Problem requirements: Return all of the data exactly, with nothing left out but the pictures.

-- start of Collected data --

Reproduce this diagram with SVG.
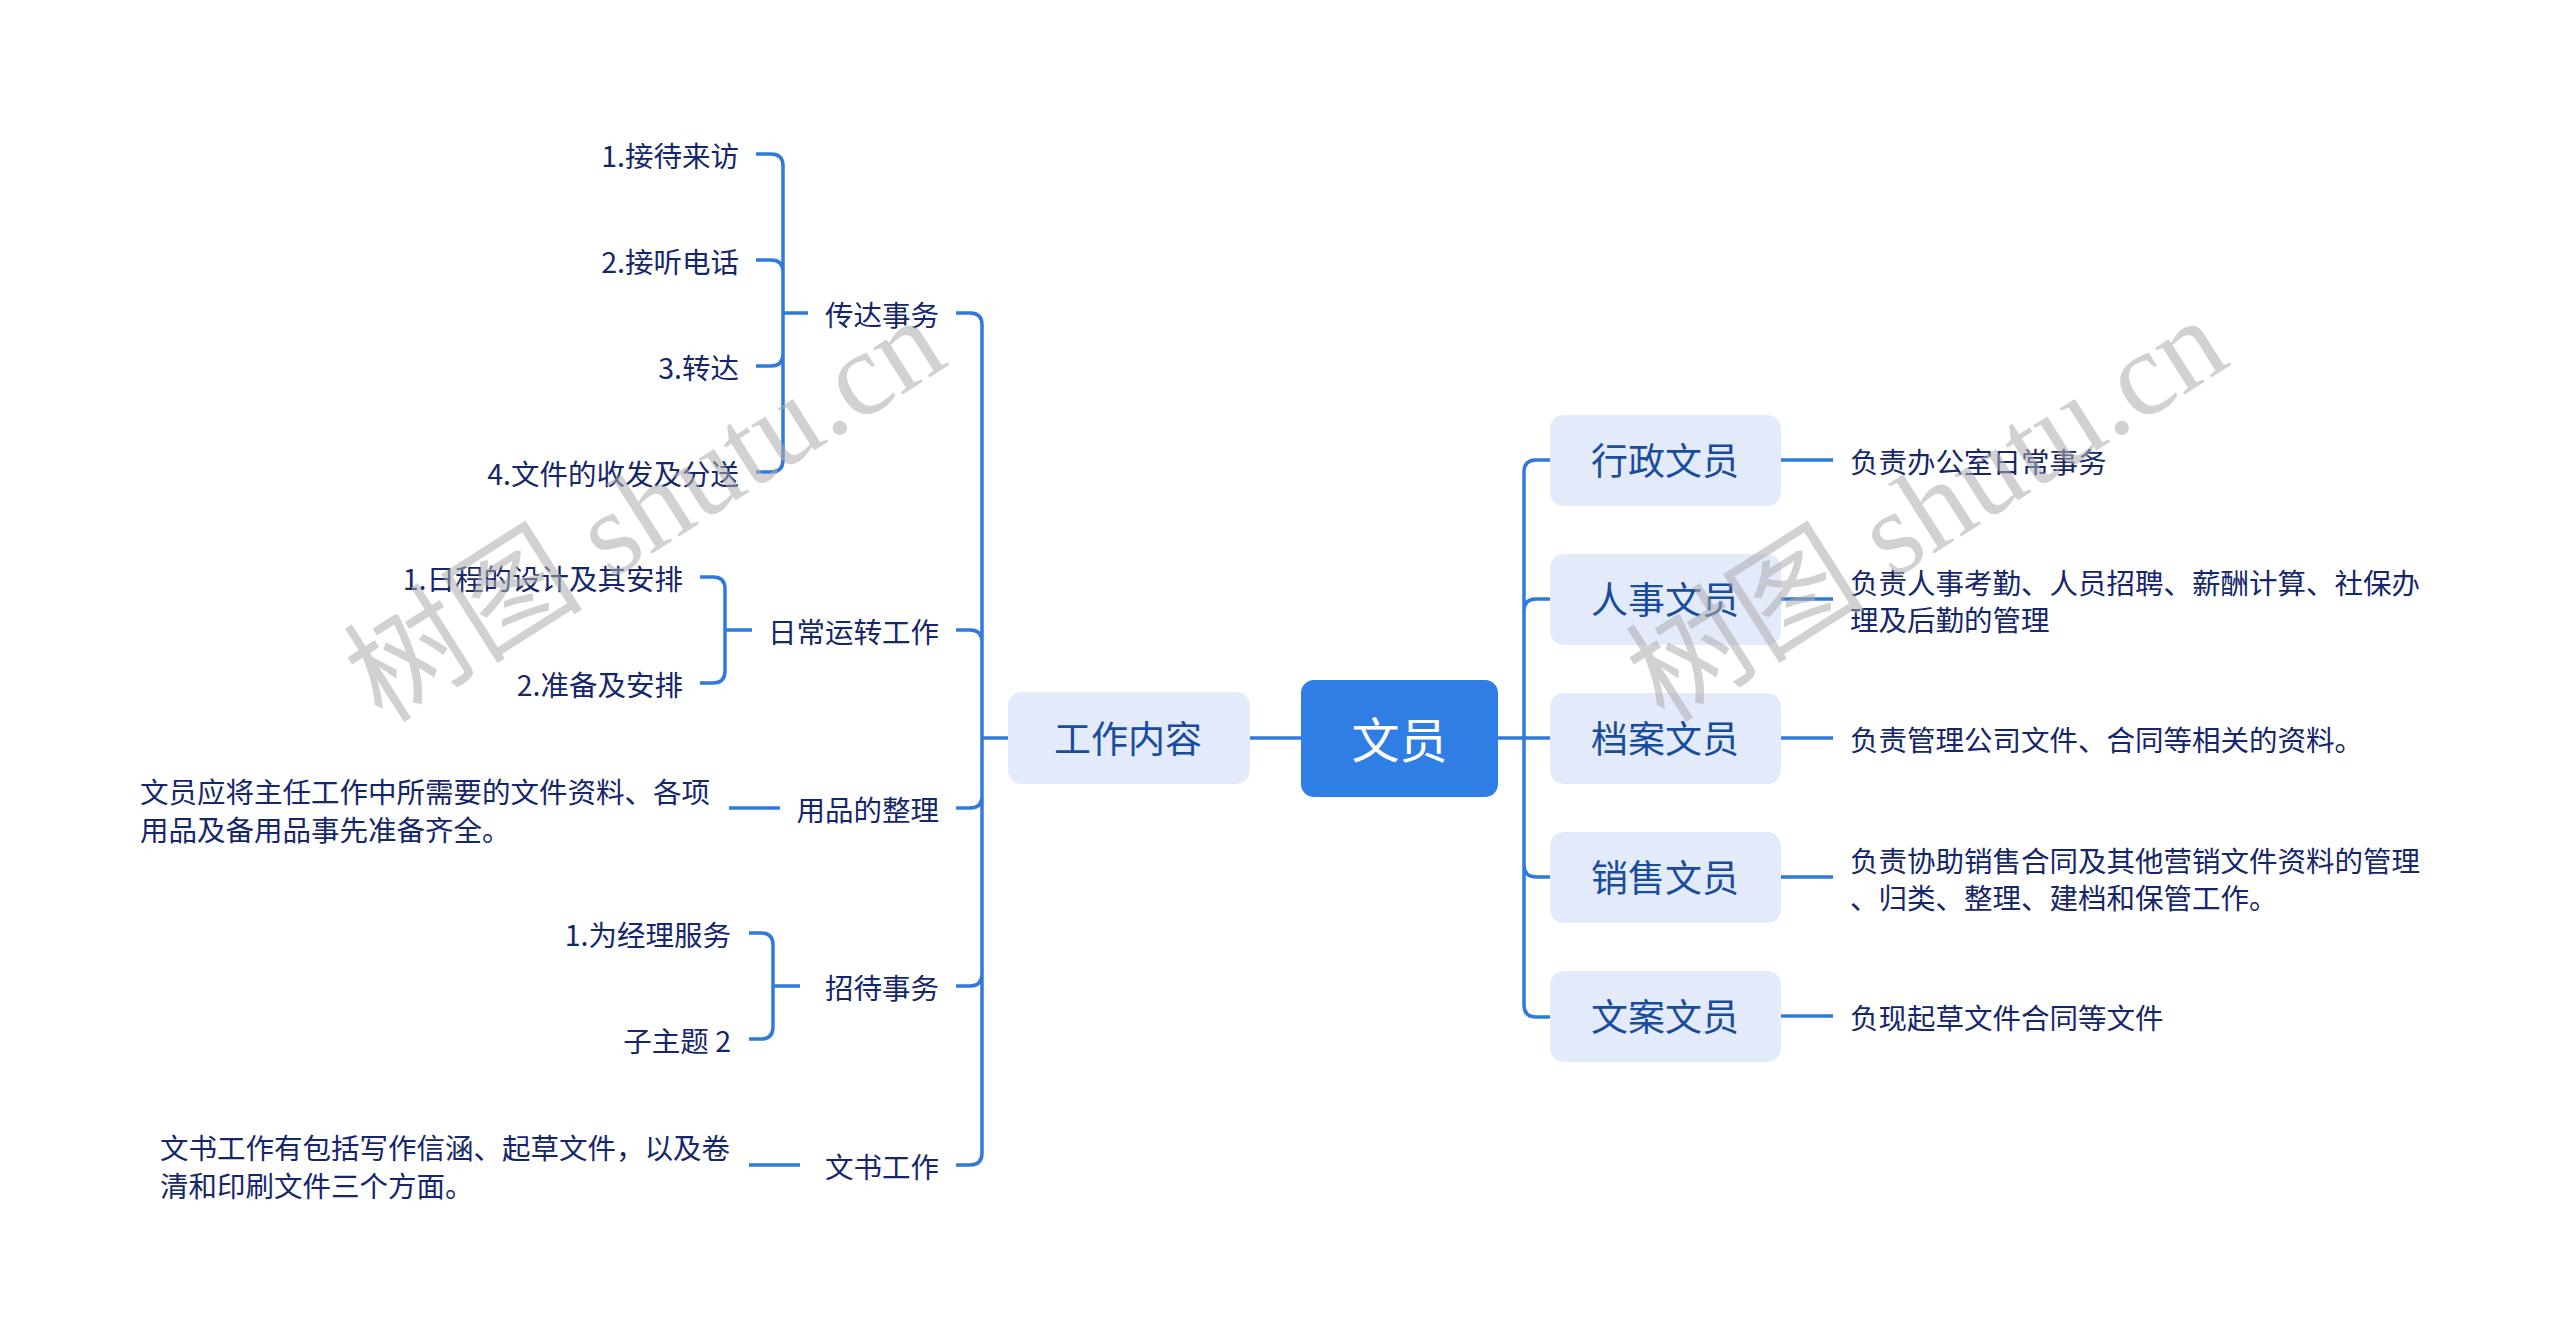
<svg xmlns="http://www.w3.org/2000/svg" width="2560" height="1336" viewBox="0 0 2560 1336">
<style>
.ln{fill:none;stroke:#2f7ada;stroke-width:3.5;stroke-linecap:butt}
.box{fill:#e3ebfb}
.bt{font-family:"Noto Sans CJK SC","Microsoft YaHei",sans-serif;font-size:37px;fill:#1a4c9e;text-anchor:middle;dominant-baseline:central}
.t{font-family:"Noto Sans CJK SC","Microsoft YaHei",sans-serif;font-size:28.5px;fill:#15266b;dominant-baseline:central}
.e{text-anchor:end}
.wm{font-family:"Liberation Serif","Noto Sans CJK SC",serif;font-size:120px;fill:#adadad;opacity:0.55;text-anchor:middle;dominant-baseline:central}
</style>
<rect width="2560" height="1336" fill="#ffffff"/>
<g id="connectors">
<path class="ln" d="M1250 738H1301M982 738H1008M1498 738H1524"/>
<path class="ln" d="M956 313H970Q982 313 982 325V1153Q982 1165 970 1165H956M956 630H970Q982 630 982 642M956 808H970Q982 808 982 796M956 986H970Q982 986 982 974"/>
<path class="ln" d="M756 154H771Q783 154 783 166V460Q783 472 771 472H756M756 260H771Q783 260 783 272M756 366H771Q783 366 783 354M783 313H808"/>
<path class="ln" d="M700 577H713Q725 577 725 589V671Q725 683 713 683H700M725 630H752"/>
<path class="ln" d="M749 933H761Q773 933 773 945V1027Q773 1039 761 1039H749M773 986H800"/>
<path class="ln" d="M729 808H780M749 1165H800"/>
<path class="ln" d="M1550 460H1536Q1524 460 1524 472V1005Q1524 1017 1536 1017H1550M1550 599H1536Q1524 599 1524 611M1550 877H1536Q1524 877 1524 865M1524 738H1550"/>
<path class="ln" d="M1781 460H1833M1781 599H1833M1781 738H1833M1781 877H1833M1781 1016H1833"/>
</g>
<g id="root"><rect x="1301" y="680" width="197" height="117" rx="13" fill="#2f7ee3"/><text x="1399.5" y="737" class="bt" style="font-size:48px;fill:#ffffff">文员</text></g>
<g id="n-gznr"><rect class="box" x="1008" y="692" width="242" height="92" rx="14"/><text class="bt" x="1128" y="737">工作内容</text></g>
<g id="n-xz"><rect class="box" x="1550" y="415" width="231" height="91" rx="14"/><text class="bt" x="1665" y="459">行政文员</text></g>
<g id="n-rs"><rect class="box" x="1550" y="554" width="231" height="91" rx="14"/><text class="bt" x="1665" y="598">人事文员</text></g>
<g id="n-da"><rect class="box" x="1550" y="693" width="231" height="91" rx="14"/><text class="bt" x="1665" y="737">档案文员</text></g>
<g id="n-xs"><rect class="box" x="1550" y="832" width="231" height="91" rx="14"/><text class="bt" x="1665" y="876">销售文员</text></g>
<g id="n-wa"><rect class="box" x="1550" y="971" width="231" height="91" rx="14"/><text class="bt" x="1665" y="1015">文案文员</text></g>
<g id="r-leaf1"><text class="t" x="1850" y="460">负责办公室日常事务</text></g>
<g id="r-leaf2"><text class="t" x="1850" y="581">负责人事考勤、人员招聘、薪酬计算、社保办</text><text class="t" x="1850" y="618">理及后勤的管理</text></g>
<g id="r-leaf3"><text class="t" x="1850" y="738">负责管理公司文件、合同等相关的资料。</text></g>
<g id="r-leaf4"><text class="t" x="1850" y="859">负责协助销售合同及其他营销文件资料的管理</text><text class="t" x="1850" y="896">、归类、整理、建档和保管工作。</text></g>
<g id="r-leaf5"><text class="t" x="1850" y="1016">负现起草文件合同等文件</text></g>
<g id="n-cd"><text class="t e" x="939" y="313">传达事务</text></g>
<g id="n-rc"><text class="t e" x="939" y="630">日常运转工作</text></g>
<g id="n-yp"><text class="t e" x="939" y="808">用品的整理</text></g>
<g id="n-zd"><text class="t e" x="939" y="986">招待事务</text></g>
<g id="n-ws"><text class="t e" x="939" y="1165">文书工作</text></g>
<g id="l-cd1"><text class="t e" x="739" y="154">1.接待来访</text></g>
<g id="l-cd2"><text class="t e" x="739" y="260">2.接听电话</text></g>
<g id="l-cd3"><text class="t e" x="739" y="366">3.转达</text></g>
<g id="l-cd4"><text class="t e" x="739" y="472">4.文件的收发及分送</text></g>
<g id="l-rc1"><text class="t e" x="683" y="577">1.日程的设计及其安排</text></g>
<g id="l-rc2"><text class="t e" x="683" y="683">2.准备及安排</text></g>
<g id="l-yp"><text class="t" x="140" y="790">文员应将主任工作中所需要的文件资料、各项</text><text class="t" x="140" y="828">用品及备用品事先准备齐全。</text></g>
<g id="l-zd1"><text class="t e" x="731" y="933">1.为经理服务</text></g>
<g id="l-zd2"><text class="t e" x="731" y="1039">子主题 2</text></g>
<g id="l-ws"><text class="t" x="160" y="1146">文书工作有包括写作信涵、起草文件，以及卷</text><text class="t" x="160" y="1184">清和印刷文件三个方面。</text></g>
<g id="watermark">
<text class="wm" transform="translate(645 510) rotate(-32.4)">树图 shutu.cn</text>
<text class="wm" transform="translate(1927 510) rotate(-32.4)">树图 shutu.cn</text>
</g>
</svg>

-- end of Collected data --

The result:
Reproduce this diagram with SVG.
<svg xmlns="http://www.w3.org/2000/svg" width="2560" height="1336" viewBox="0 0 2560 1336">
<style>
.ln{fill:none;stroke:#2f7ada;stroke-width:3.5;stroke-linecap:butt}
.box{fill:#e3ebfb}
.bt{font-family:"Noto Sans CJK SC","Microsoft YaHei",sans-serif;font-size:37px;fill:#1a4c9e;text-anchor:middle;dominant-baseline:central}
.t{font-family:"Noto Sans CJK SC","Microsoft YaHei",sans-serif;font-size:28.5px;fill:#15266b;dominant-baseline:central}
.e{text-anchor:end}
.wm{font-family:"Liberation Serif","Noto Sans CJK SC",serif;font-size:120px;fill:#adadad;opacity:0.55;text-anchor:middle;dominant-baseline:central}
</style>
<rect width="2560" height="1336" fill="#ffffff"/>
<g id="connectors">
<path class="ln" d="M1250 738H1301M982 738H1008M1498 738H1524"/>
<path class="ln" d="M956 313H970Q982 313 982 325V1153Q982 1165 970 1165H956M956 630H970Q982 630 982 642M956 808H970Q982 808 982 796M956 986H970Q982 986 982 974"/>
<path class="ln" d="M756 154H771Q783 154 783 166V460Q783 472 771 472H756M756 260H771Q783 260 783 272M756 366H771Q783 366 783 354M783 313H808"/>
<path class="ln" d="M700 577H713Q725 577 725 589V671Q725 683 713 683H700M725 630H752"/>
<path class="ln" d="M749 933H761Q773 933 773 945V1027Q773 1039 761 1039H749M773 986H800"/>
<path class="ln" d="M729 808H780M749 1165H800"/>
<path class="ln" d="M1550 460H1536Q1524 460 1524 472V1005Q1524 1017 1536 1017H1550M1550 599H1536Q1524 599 1524 611M1550 877H1536Q1524 877 1524 865M1524 738H1550"/>
<path class="ln" d="M1781 460H1833M1781 599H1833M1781 738H1833M1781 877H1833M1781 1016H1833"/>
</g>
<g id="root"><rect x="1301" y="680" width="197" height="117" rx="13" fill="#2f7ee3"/><text x="1399.5" y="737" class="bt" style="font-size:48px;fill:#ffffff">文员</text></g>
<g id="n-gznr"><rect class="box" x="1008" y="692" width="242" height="92" rx="14"/><text class="bt" x="1128" y="737">工作内容</text></g>
<g id="n-xz"><rect class="box" x="1550" y="415" width="231" height="91" rx="14"/><text class="bt" x="1665" y="459">行政文员</text></g>
<g id="n-rs"><rect class="box" x="1550" y="554" width="231" height="91" rx="14"/><text class="bt" x="1665" y="598">人事文员</text></g>
<g id="n-da"><rect class="box" x="1550" y="693" width="231" height="91" rx="14"/><text class="bt" x="1665" y="737">档案文员</text></g>
<g id="n-xs"><rect class="box" x="1550" y="832" width="231" height="91" rx="14"/><text class="bt" x="1665" y="876">销售文员</text></g>
<g id="n-wa"><rect class="box" x="1550" y="971" width="231" height="91" rx="14"/><text class="bt" x="1665" y="1015">文案文员</text></g>
<g id="r-leaf1"><text class="t" x="1850" y="460">负责办公室日常事务</text></g>
<g id="r-leaf2"><text class="t" x="1850" y="581">负责人事考勤、人员招聘、薪酬计算、社保办</text><text class="t" x="1850" y="618">理及后勤的管理</text></g>
<g id="r-leaf3"><text class="t" x="1850" y="738">负责管理公司文件、合同等相关的资料。</text></g>
<g id="r-leaf4"><text class="t" x="1850" y="859">负责协助销售合同及其他营销文件资料的管理</text><text class="t" x="1850" y="896">、归类、整理、建档和保管工作。</text></g>
<g id="r-leaf5"><text class="t" x="1850" y="1016">负现起草文件合同等文件</text></g>
<g id="n-cd"><text class="t e" x="939" y="313">传达事务</text></g>
<g id="n-rc"><text class="t e" x="939" y="630">日常运转工作</text></g>
<g id="n-yp"><text class="t e" x="939" y="808">用品的整理</text></g>
<g id="n-zd"><text class="t e" x="939" y="986">招待事务</text></g>
<g id="n-ws"><text class="t e" x="939" y="1165">文书工作</text></g>
<g id="l-cd1"><text class="t e" x="739" y="154">1.接待来访</text></g>
<g id="l-cd2"><text class="t e" x="739" y="260">2.接听电话</text></g>
<g id="l-cd3"><text class="t e" x="739" y="366">3.转达</text></g>
<g id="l-cd4"><text class="t e" x="739" y="472">4.文件的收发及分送</text></g>
<g id="l-rc1"><text class="t e" x="683" y="577">1.日程的设计及其安排</text></g>
<g id="l-rc2"><text class="t e" x="683" y="683">2.准备及安排</text></g>
<g id="l-yp"><text class="t" x="140" y="790">文员应将主任工作中所需要的文件资料、各项</text><text class="t" x="140" y="828">用品及备用品事先准备齐全。</text></g>
<g id="l-zd1"><text class="t e" x="731" y="933">1.为经理服务</text></g>
<g id="l-zd2"><text class="t e" x="731" y="1039">子主题 2</text></g>
<g id="l-ws"><text class="t" x="160" y="1146">文书工作有包括写作信涵、起草文件，以及卷</text><text class="t" x="160" y="1184">清和印刷文件三个方面。</text></g>
<g id="watermark">
<text class="wm" transform="translate(645 510) rotate(-32.4)">树图 shutu.cn</text>
<text class="wm" transform="translate(1927 510) rotate(-32.4)">树图 shutu.cn</text>
</g>
</svg>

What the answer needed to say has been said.